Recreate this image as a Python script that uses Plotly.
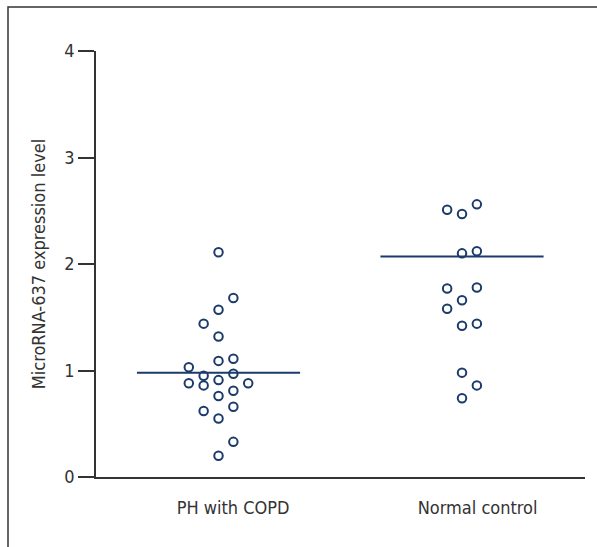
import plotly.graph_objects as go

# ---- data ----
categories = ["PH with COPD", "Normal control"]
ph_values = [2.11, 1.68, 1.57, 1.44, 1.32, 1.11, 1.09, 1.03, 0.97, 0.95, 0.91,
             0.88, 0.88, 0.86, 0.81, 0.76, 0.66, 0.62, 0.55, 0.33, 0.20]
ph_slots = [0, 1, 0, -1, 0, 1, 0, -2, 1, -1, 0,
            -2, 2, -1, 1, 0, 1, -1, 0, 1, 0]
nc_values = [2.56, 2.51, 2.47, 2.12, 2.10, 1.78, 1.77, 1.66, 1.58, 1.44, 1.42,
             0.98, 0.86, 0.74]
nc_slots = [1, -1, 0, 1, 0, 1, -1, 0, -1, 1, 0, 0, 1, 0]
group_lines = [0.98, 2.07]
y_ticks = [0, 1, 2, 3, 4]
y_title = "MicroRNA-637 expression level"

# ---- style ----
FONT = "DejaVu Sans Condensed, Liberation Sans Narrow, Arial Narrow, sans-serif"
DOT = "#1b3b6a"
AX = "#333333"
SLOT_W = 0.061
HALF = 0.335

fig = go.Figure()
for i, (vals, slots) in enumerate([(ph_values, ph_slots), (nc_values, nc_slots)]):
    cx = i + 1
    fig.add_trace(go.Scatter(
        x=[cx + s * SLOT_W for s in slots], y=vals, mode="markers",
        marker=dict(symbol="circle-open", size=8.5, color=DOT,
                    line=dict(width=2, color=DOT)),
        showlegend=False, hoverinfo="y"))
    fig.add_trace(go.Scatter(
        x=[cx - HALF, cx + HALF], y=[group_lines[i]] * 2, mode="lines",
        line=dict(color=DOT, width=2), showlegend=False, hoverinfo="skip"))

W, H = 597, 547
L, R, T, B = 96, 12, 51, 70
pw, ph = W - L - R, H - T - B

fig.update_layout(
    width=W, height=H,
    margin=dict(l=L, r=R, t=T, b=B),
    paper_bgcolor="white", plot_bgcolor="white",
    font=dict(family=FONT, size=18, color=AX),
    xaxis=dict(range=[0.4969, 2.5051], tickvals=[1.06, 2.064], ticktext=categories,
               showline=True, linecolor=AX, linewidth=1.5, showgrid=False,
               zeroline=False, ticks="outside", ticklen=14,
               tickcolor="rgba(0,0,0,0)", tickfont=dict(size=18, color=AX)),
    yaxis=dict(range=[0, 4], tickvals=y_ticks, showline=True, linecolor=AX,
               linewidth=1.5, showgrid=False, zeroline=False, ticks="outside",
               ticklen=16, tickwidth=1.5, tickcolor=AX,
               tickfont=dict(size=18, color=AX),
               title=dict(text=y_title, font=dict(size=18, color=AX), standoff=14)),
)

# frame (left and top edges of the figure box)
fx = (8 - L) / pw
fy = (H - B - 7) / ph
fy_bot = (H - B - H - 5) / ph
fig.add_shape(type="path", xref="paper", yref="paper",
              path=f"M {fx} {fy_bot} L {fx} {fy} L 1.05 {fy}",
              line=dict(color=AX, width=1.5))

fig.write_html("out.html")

┄┄┄┄┄┄┄┄┄┄┄┄┄┄┄┄┄┄┄┄

Please quote the lines of the material, beginning with the first and ending with the one that contains "import plotly.graph_objects as go", exactly as written and without any pictures.

Recreate this image as a Python script that uses Plotly.
import plotly.graph_objects as go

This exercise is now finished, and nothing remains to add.